Bodybuilding femminile e salute del cuore: lo studio italiano che lancia l'allarme

Il bodybuilding femminile finisce sotto la lente della ricerca medica. Un nuovo studio dell’Università di Padova mette in evidenza rischi finora sottovalutati per le atlete che praticano questa disciplina, soprattutto a livello competitivo. L’indagine segnala una possibile correlazione tra l’uso di sostanze dopanti, allenamenti estremi e un aumento dei casi di morte cardiaca improvvisa tra le sportive.
La ricerca, intitolata “Mortality in female bodybuilding athletes” e pubblicata sull’European Heart Journal, rivista ufficiale della Società Europea di Cardiologia, ha analizzato oltre 9.000 atlete che hanno partecipato a competizioni IFBB (International Federation of Bodybuilding and Fitness) tra il 2005 e il 2020. Sono stati documentati 32 decessi confermati, di cui più del 30% attribuiti a cause cardiovascolari.
“Dopo lo studio sui bodybuilder maschi, era necessario esaminare anche l’universo femminile”, spiega Marco Vecchiato, medico dello sport e primo autore della ricerca. “I dati mostrano che, sebbene i numeri siano inferiori, le atlete donne presentano un tasso di morte cardiaca improvvisa sorprendentemente alto per soggetti giovani e in apparenza sani, soprattutto tra le professioniste”.
Vecchiato evidenzia come l’estremizzazione dell’allenamento, l’abuso di doping e le tecniche di preparazione possano rappresentare un serio pericolo per la salute, indipendentemente dal sesso. “L’incidenza di morte improvvisa tra le professioniste resta molto alta rispetto ad altri sport”, aggiunge, sottolineando la necessità di un approccio più equilibrato.
Oltre ai rischi cardiaci, lo studio ha registrato anche un’elevata percentuale di decessi per cause traumatiche, tra cui suicidi e omicidi. Un dato che, secondo i ricercatori, riflette un impatto psicologico e sociale significativo legato alle pressioni estetiche e alle aspettative di performance. “In una disciplina in cui il corpo femminile è costantemente sotto giudizio, è essenziale considerare anche la salute mentale”, sottolinea Vecchiato.

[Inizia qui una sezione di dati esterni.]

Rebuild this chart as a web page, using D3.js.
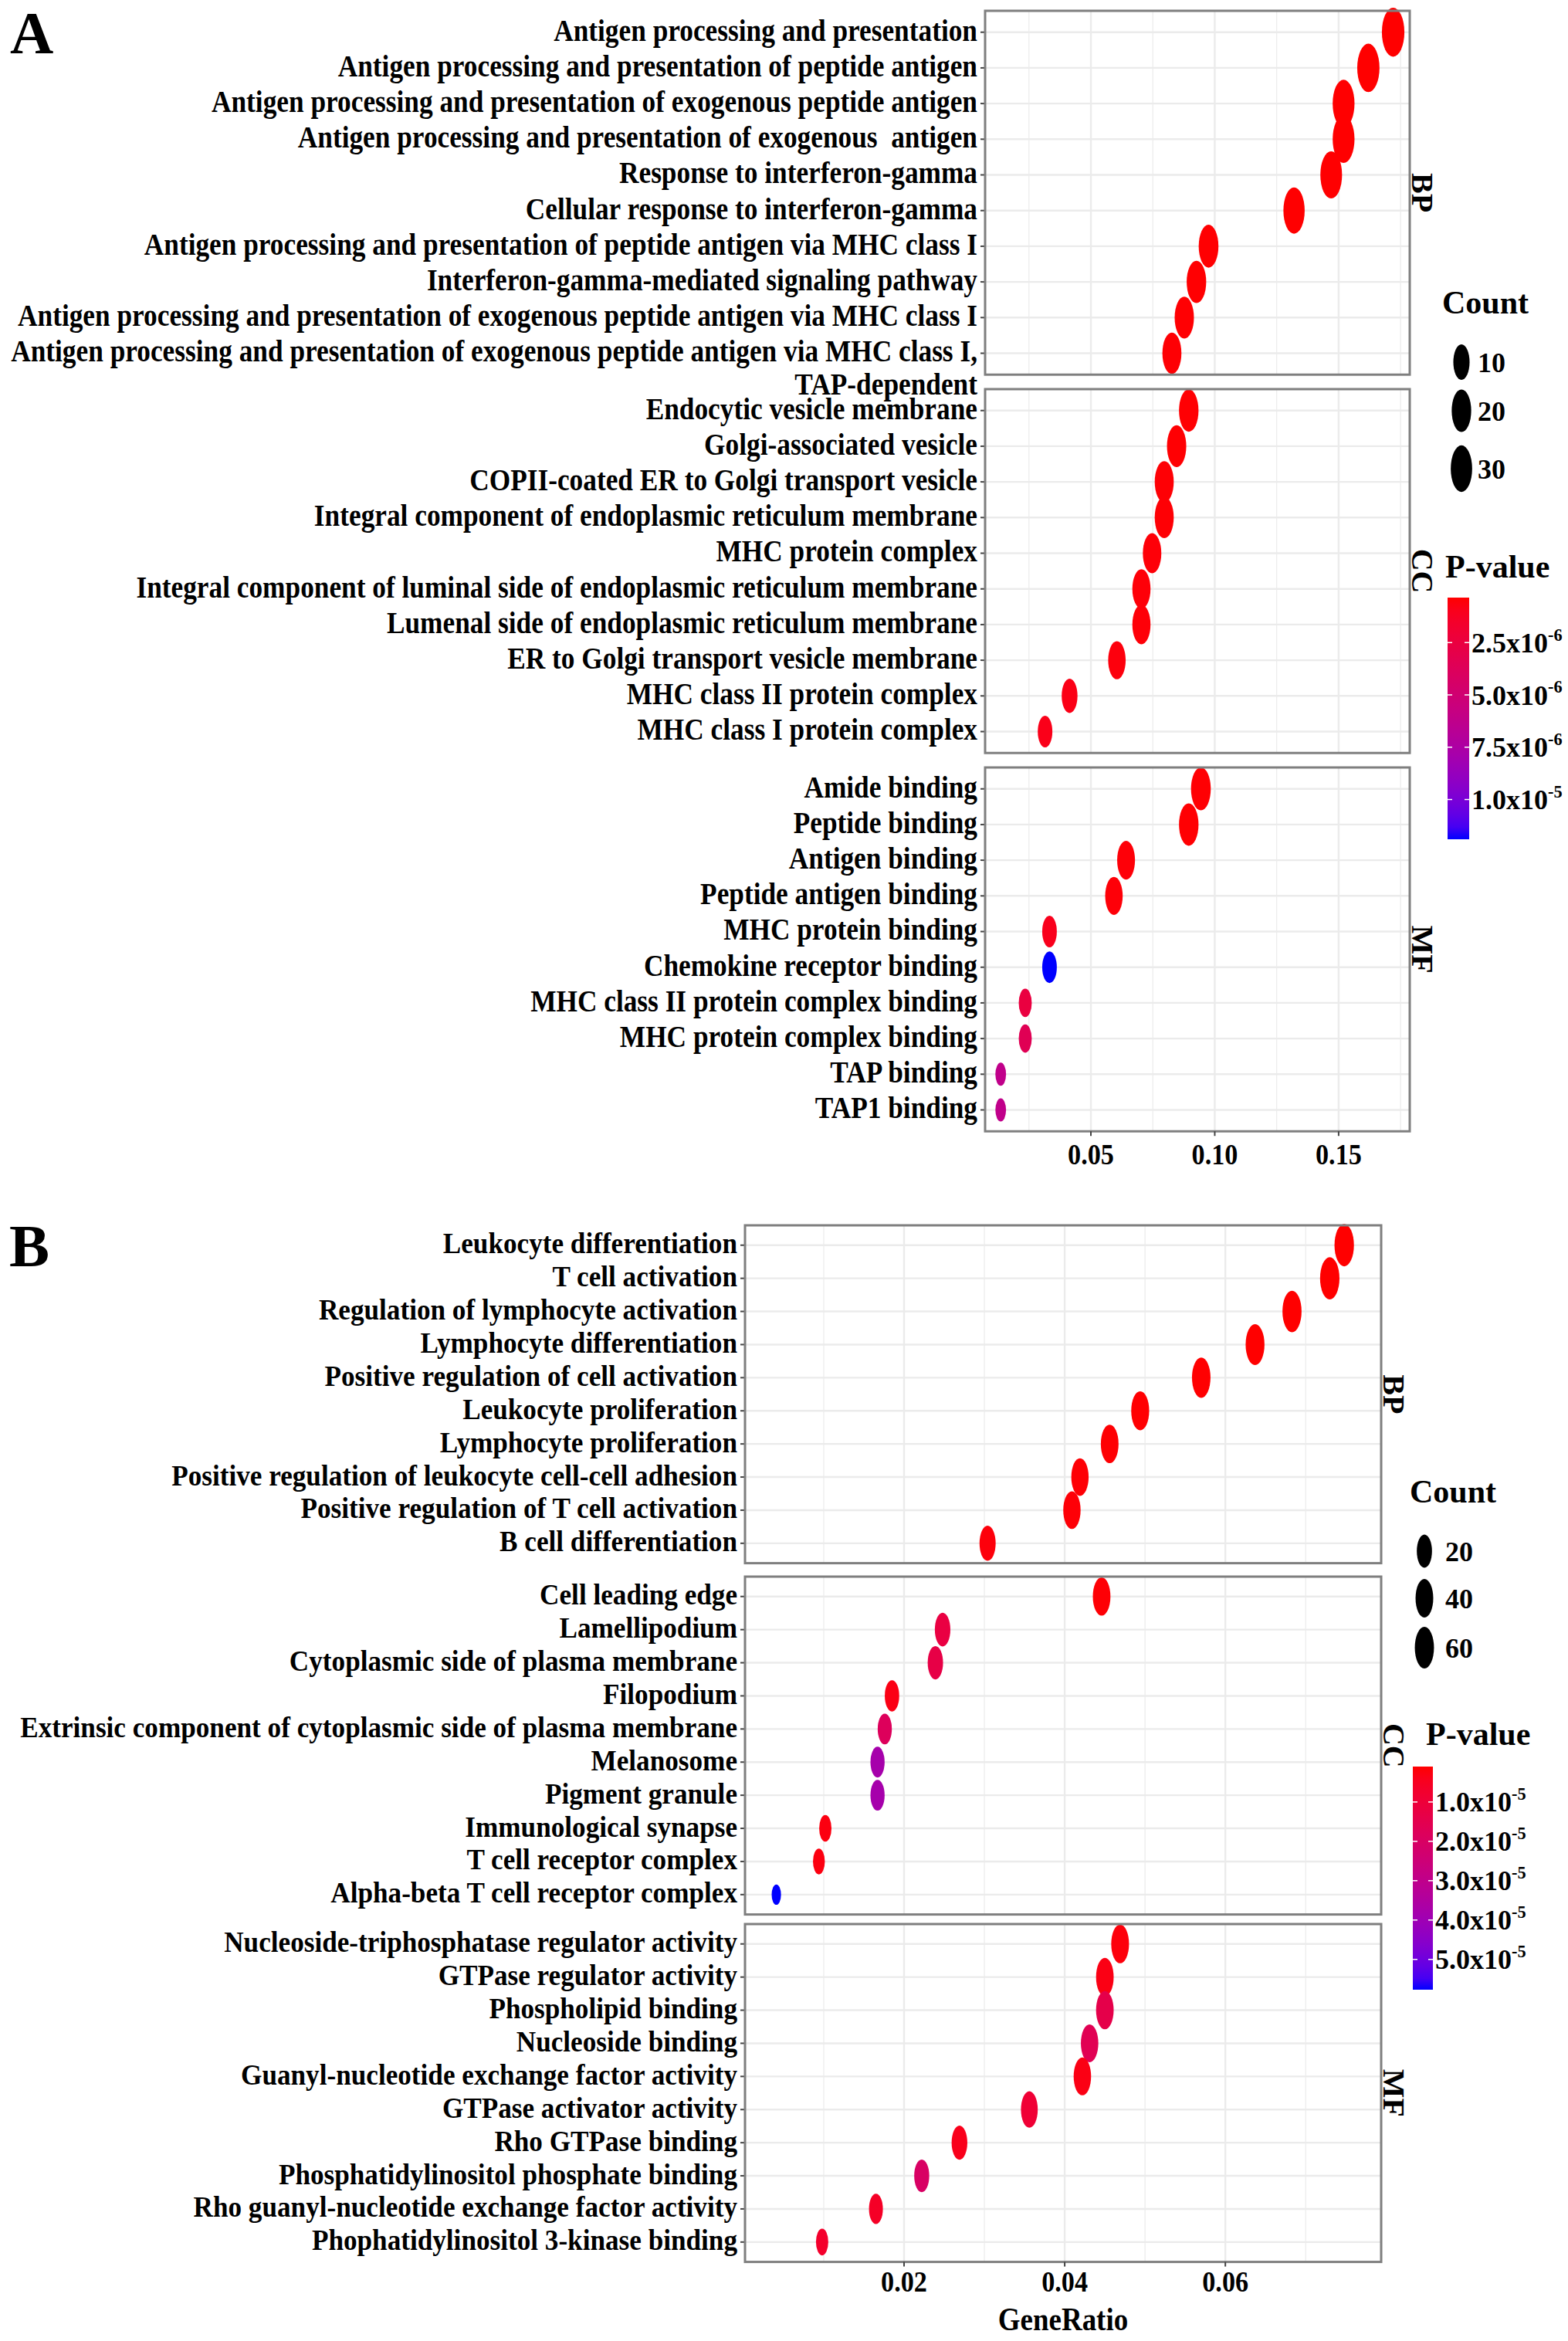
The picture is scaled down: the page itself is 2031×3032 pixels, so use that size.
<!DOCTYPE html>
<html>
<head>
<meta charset="utf-8">
<script src="https://cdn.jsdelivr.net/npm/d3@7"></script>
<style>
  body { margin: 0; background: #fff; }
  text { font-family: "Liberation Serif", "Times New Roman", serif; font-weight: bold; fill: #000; }
</style>
</head>
<body>
<svg id="chart" width="2031" height="3032"></svg>
<script>
// ---------- panel A data ----------
const A_BP_terms = [
  "Antigen processing and presentation",
  "Antigen processing and presentation of peptide antigen",
  "Antigen processing and presentation of exogenous peptide antigen",
  "Antigen processing and presentation of exogenous  antigen",
  "Response to interferon-gamma",
  "Cellular response to interferon-gamma",
  "Antigen processing and presentation of peptide antigen via MHC class I",
  "Interferon-gamma-mediated signaling pathway",
  "Antigen processing and presentation of exogenous peptide antigen via MHC class I",
  "Antigen processing and presentation of exogenous peptide antigen via MHC class I,\nTAP-dependent"
];
const A_BP_ratio = [0.172, 0.162, 0.152, 0.152, 0.147, 0.132, 0.0975, 0.0926, 0.0877, 0.0827];
const A_BP_count = [38, 36, 33, 33, 32, 29, 21, 20, 19, 18];
const A_BP_p = [3.5e-7, 3.5e-7, 3.6e-7, 3.6e-7, 3.6e-7, 3.7e-7, 3.8e-7, 3.9e-7, 4.0e-7, 4.2e-7];

const A_CC_terms = [
  "Endocytic vesicle membrane",
  "Golgi-associated vesicle",
  "COPII-coated ER to Golgi transport vesicle",
  "Integral component of endoplasmic reticulum membrane",
  "MHC protein complex",
  "Integral component of luminal side of endoplasmic reticulum membrane",
  "Lumenal side of endoplasmic reticulum membrane",
  "ER to Golgi transport vesicle membrane",
  "MHC class II protein complex",
  "MHC class I protein complex"
];
const A_CC_ratio = [0.0895, 0.0846, 0.0796, 0.0796, 0.0747, 0.0704, 0.0704, 0.0605, 0.0414, 0.0315];
const A_CC_count = [20, 19, 18, 18, 16, 15, 15, 13, 9, 7];
const A_CC_p = [4e-7, 4e-7, 4.5e-7, 4.5e-7, 5e-7, 5e-7, 5e-7, 6e-7, 8e-7, 9e-7];

const A_MF_terms = [
  "Amide binding",
  "Peptide binding",
  "Antigen binding",
  "Peptide antigen binding",
  "MHC protein binding",
  "Chemokine receptor binding",
  "MHC class II protein complex binding",
  "MHC protein complex binding",
  "TAP binding",
  "TAP1 binding"
];
const A_MF_ratio = [0.0944, 0.0895, 0.0642, 0.0593, 0.0333, 0.0333, 0.0235, 0.0235, 0.0136, 0.0136];
const A_MF_count = [21, 20, 14, 13, 7, 7, 5, 5, 3, 3];
const A_MF_p = [4e-7, 4e-7, 5e-7, 5e-7, 1.0e-6, 1.19e-5, 2.5e-6, 3.5e-6, 6.2e-6, 6.2e-6];

const A_xTicks = [0.05, 0.10, 0.15];
const A_countBreaks = [10, 20, 30];
const A_pBreaks = [2.5e-6, 5.0e-6, 7.5e-6, 1.0e-5];

// ---------- panel B data ----------
const B_BP_terms = [
  "Leukocyte differentiation",
  "T cell activation",
  "Regulation of lymphocyte activation",
  "Lymphocyte differentiation",
  "Positive regulation of cell activation",
  "Leukocyte proliferation",
  "Lymphocyte proliferation",
  "Positive regulation of leukocyte cell-cell adhesion",
  "Positive regulation of T cell activation",
  "B cell differentiation"
];
const B_BP_ratio = [0.0748, 0.0730, 0.0683, 0.0637, 0.0570, 0.0494, 0.0456, 0.0419, 0.0409, 0.0304];
const B_BP_count = [65, 64, 59, 55, 50, 43, 40, 36, 36, 26];
const B_BP_p = [1e-6, 1e-6, 1e-6, 1e-6, 1.1e-6, 1.2e-6, 1.3e-6, 1.5e-6, 1.6e-6, 2e-6];

const B_CC_terms = [
  "Cell leading edge",
  "Lamellipodium",
  "Cytoplasmic side of plasma membrane",
  "Filopodium",
  "Extrinsic component of cytoplasmic side of plasma membrane",
  "Melanosome",
  "Pigment granule",
  "Immunological synapse",
  "T cell receptor complex",
  "Alpha-beta T cell receptor complex"
];
const B_CC_ratio = [0.0446, 0.0248, 0.0239, 0.0185, 0.0176, 0.0167, 0.0167, 0.0102, 0.0094, 0.0041];
const B_CC_count = [39, 22, 21, 16, 15, 15, 15, 9, 8, 4];
const B_CC_p = [1.5e-6, 1.2e-5, 1.3e-5, 3e-6, 1.8e-5, 3.8e-5, 3.8e-5, 2.5e-6, 2.5e-6, 5.77e-5];

const B_MF_terms = [
  "Nucleoside-triphosphatase regulator activity",
  "GTPase regulator activity",
  "Phospholipid binding",
  "Nucleoside binding",
  "Guanyl-nucleotide exchange factor activity",
  "GTPase activator activity",
  "Rho GTPase binding",
  "Phosphatidylinositol phosphate binding",
  "Rho guanyl-nucleotide exchange factor activity",
  "Phophatidylinositol 3-kinase binding"
];
const B_MF_ratio = [0.0469, 0.0450, 0.0450, 0.0431, 0.0422, 0.0356, 0.0269, 0.0222, 0.0165, 0.0098];
const B_MF_count = [41, 39, 39, 37, 37, 31, 23, 19, 14, 9];
const B_MF_p = [2e-6, 3e-6, 1.4e-5, 1.6e-5, 3e-6, 9e-6, 4e-6, 2.0e-5, 6e-6, 7e-6];

const B_xTicks = [0.02, 0.04, 0.06];
const B_countBreaks = [20, 40, 60];
const B_pBreaks = [1e-5, 2e-5, 3e-5, 4e-5, 5e-5];

const ontologies = ["BP", "CC", "MF"];

// ---------- drawing ----------
const svg = d3.select("#chart");
const defs = svg.append("defs");
const GRID = "#ebebeb", BORDER = "#7f7f7f", TICK = "#444";
const ASPECT = 0.46;   // ellipse rx / ry (figure was squeezed horizontally)

function supLabel(sel, v, fs) {
  const parts = v.toExponential(1).split("e");
  sel.append("tspan").text(parts[0] + "x10");
  sel.append("tspan").attr("dy", -fs * 0.42).attr("font-size", fs * 0.62).text(parts[1].replace("+", ""));
}

function drawFigure(f) {
  const g = svg.append("g");
  const x = d3.scaleLinear().domain(f.xDomain).range([f.left, f.right]);
  const size = d3.scaleLog().domain(f.sizeDomain).range(f.sizeRange);
  const color = d3.scaleLinear().domain(f.pDomain).range(["#ff0000", "#0000ff"])
      .interpolate(d3.interpolateLab).clamp(true);
  const panelH = f.step * 10.2;
  const labels = [];

  g.append("text").attr("x", f.tagX).attr("y", f.tagY)
    .attr("font-size", 78).text(f.tag);

  f.groups.forEach((grp, gi) => {
    const top = f.tops[gi], bottom = top + panelH;
    const y = d3.scalePoint().domain(grp.terms).range([top, bottom]).padding(0.6);
    const pg = g.append("g");

    // minor vertical grid
    pg.selectAll("line.minor").data(f.minor).join("line")
      .attr("x1", d => x(d)).attr("x2", d => x(d)).attr("y1", top).attr("y2", bottom)
      .attr("stroke", GRID).attr("stroke-width", 1.2);
    // major vertical grid
    pg.selectAll("line.vmajor").data(f.ticks).join("line")
      .attr("x1", d => x(d)).attr("x2", d => x(d)).attr("y1", top).attr("y2", bottom)
      .attr("stroke", GRID).attr("stroke-width", 2.4);
    // horizontal grid (one per term)
    pg.selectAll("line.hmajor").data(grp.terms).join("line")
      .attr("x1", f.left).attr("x2", f.right).attr("y1", d => y(d)).attr("y2", d => y(d))
      .attr("stroke", GRID).attr("stroke-width", 2.4);

    // y ticks
    pg.selectAll("line.ytick").data(grp.terms).join("line")
      .attr("x1", f.left - 6).attr("x2", f.left).attr("y1", d => y(d)).attr("y2", d => y(d))
      .attr("stroke", TICK).attr("stroke-width", 2);

    // y labels (second line for wrapped terms)
    grp.terms.forEach(t => {
      t.split("\n").forEach((line, li) => {
        const tx = pg.append("text")
          .attr("text-anchor", "end").attr("dy", "0.27em")
          .attr("font-size", f.labelSize)
          .style("white-space", "pre")
          .text(line);
        labels.push({ node: tx, y: y(t) + li * f.step * 0.93 });
      });
    });

    // dots
    const rows = grp.terms.map((t, i) => ({ term: t, ratio: grp.ratio[i], count: grp.count[i], p: grp.p[i] }));
    pg.selectAll("ellipse").data(rows).join("ellipse")
      .attr("cx", d => x(d.ratio)).attr("cy", d => y(d.term))
      .attr("ry", d => size(d.count)).attr("rx", d => size(d.count) * ASPECT)
      .attr("fill", d => color(d.p));

    // panel border
    pg.append("rect").attr("x", f.left).attr("y", top)
      .attr("width", f.right - f.left).attr("height", panelH)
      .attr("fill", "none").attr("stroke", BORDER).attr("stroke-width", 3);

    // strip text
    pg.append("text")
      .attr("transform", `translate(${f.stripX},${(top + bottom) / 2}) rotate(90)`)
      .attr("text-anchor", "middle").attr("dy", "0.35em")
      .attr("font-size", 40).text(ontologies[gi]);

    // x axis on the last panel
    if (gi === f.groups.length - 1) {
      pg.selectAll("line.xtick").data(f.ticks).join("line")
        .attr("x1", d => x(d)).attr("x2", d => x(d)).attr("y1", bottom).attr("y2", bottom + 6)
        .attr("stroke", TICK).attr("stroke-width", 2);
      pg.selectAll("text.xlab").data(f.ticks).join("text")
        .attr("transform", d => `translate(${x(d)},${f.tickLabelY}) scale(0.9,1)`)
        .attr("text-anchor", "middle").attr("font-size", 38)
        .text(d => d3.format(".2f")(d));
    }
  });

  // squeeze labels horizontally to the measured width of the longest one
  const longest = d3.max(labels, l => l.node.node().getComputedTextLength());
  const sx = f.labelWidth / longest;
  labels.forEach(l => l.node.attr("transform", `translate(${f.labelRight},${l.y}) scale(${sx},1)`));

  if (f.xTitle) {
    g.append("text")
      .attr("transform", `translate(${(f.left + f.right) / 2},${f.xTitleY}) scale(0.88,1)`)
      .attr("text-anchor", "middle").attr("font-size", 42).text(f.xTitle);
  }

  // ---- legends ----
  const L = f.legend;
  g.append("text").attr("x", L.countX).attr("y", L.countY).attr("font-size", 42).text("Count");
  f.countBreaks.forEach((b, i) => {
    g.append("ellipse").attr("cx", L.keyX).attr("cy", L.keyY[i])
      .attr("ry", size(b)).attr("rx", size(b) * ASPECT).attr("fill", "#000");
    g.append("text").attr("x", L.keyLabelX).attr("y", L.keyY[i]).attr("dy", "0.35em")
      .attr("font-size", 36).text(b);
  });

  g.append("text").attr("x", L.pX).attr("y", L.pY).attr("font-size", 42).text("P-value");
  const yBar = d3.scaleLinear().domain(f.pDomain).range([L.barTop, L.barBottom]);
  const gid = "grad" + f.tag;
  const grad = defs.append("linearGradient").attr("id", gid)
    .attr("x1", 0).attr("y1", 0).attr("x2", 0).attr("y2", 1);
  d3.range(0, 1.0001, 0.05).forEach(t => {
    grad.append("stop").attr("offset", t)
      .attr("stop-color", color(f.pDomain[0] + t * (f.pDomain[1] - f.pDomain[0])));
  });
  g.append("rect").attr("x", L.barX).attr("y", L.barTop)
    .attr("width", L.barW).attr("height", L.barBottom - L.barTop)
    .attr("fill", `url(#${gid})`);
  f.pBreaks.forEach(v => {
    [L.barX, L.barX + L.barW - 6].forEach(x0 => {
      g.append("line").attr("x1", x0).attr("x2", x0 + 6)
        .attr("y1", yBar(v)).attr("y2", yBar(v))
        .attr("stroke", "#fff").attr("stroke-width", 1.5);
    });
    const t = g.append("text").attr("x", L.barX + L.barW + 3).attr("y", yBar(v))
      .attr("dy", "0.35em").attr("font-size", 36);
    supLabel(t, v, 36);
  });
}

drawFigure({
  tag: "A", tagX: 13, tagY: 69,
  left: 1276, right: 1826, xDomain: [0.0073, 0.1787],
  ticks: A_xTicks, minor: [0.025, 0.075, 0.125, 0.175],
  tops: [14, 504, 994], step: 46.2,
  labelSize: 40, labelRight: 1266, labelWidth: 1252,
  stripX: 1843, tickLabelY: 1508,
  sizeDomain: [3, 38], sizeRange: [15, 31.7],
  pDomain: [3.5e-7, 1.19e-5],
  countBreaks: A_countBreaks, pBreaks: A_pBreaks,
  groups: [
    { terms: A_BP_terms, ratio: A_BP_ratio, count: A_BP_count, p: A_BP_p },
    { terms: A_CC_terms, ratio: A_CC_ratio, count: A_CC_count, p: A_CC_p },
    { terms: A_MF_terms, ratio: A_MF_ratio, count: A_MF_count, p: A_MF_p }
  ],
  legend: {
    countX: 1868, countY: 406,
    keyX: 1893, keyY: [469, 532, 607], keyLabelX: 1914,
    pX: 1872, pY: 748,
    barX: 1875, barW: 28, barTop: 774, barBottom: 1087
  }
});

drawFigure({
  tag: "B", tagX: 12, tagY: 1640,
  left: 965, right: 1789, xDomain: [0.0002, 0.0794],
  ticks: B_xTicks, minor: [0.01, 0.03, 0.05, 0.07],
  tops: [1587, 2042, 2492], step: 42.9,
  labelSize: 39, labelRight: 955, labelWidth: 929,
  stripX: 1806, tickLabelY: 2968,
  xTitle: "GeneRatio", xTitleY: 3018,
  sizeDomain: [4, 65], sizeRange: [13.2, 27.4],
  pDomain: [1e-6, 5.77e-5],
  countBreaks: B_countBreaks, pBreaks: B_pBreaks,
  groups: [
    { terms: B_BP_terms, ratio: B_BP_ratio, count: B_BP_count, p: B_BP_p },
    { terms: B_CC_terms, ratio: B_CC_ratio, count: B_CC_count, p: B_CC_p },
    { terms: B_MF_terms, ratio: B_MF_ratio, count: B_MF_count, p: B_MF_p }
  ],
  legend: {
    countX: 1826, countY: 1946,
    keyX: 1845, keyY: [2009, 2070, 2134], keyLabelX: 1872,
    pX: 1847, pY: 2260,
    barX: 1830, barW: 26, barTop: 2288, barBottom: 2577
  }
});
</script>
</body>
</html>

La raccolta dei dati si è basata su una ricerca sistematica multilingue che ha incrociato fonti ufficiali e non ufficiali, referti autoptici, rapporti tossicologici, articoli di stampa e contenuti diffusi sui social network. I risultati hanno confermato un quadro complesso, dove la ricerca della perfezione fisica può degenerare in pratiche dannose.
“Il bodybuilding non è di per sé pericoloso, ma la combinazione di pratiche estreme, obiettivi estetici irrealistici e uso di sostanze dopanti può renderlo un’attività ad alto rischio”, avvertono i ricercatori. Serve maggiore consapevolezza, insieme a programmi di prevenzione cardiologica e psicologica rivolti anche alle atlete.
“Occorre un cambiamento culturale che metta la salute prima della performance”, conclude Vecchiato. “Un principio valido per tutti gli sportivi, ma particolarmente urgente nel bodybuilding femminile, dove i rischi possono essere più nascosti, ma non meno gravi”.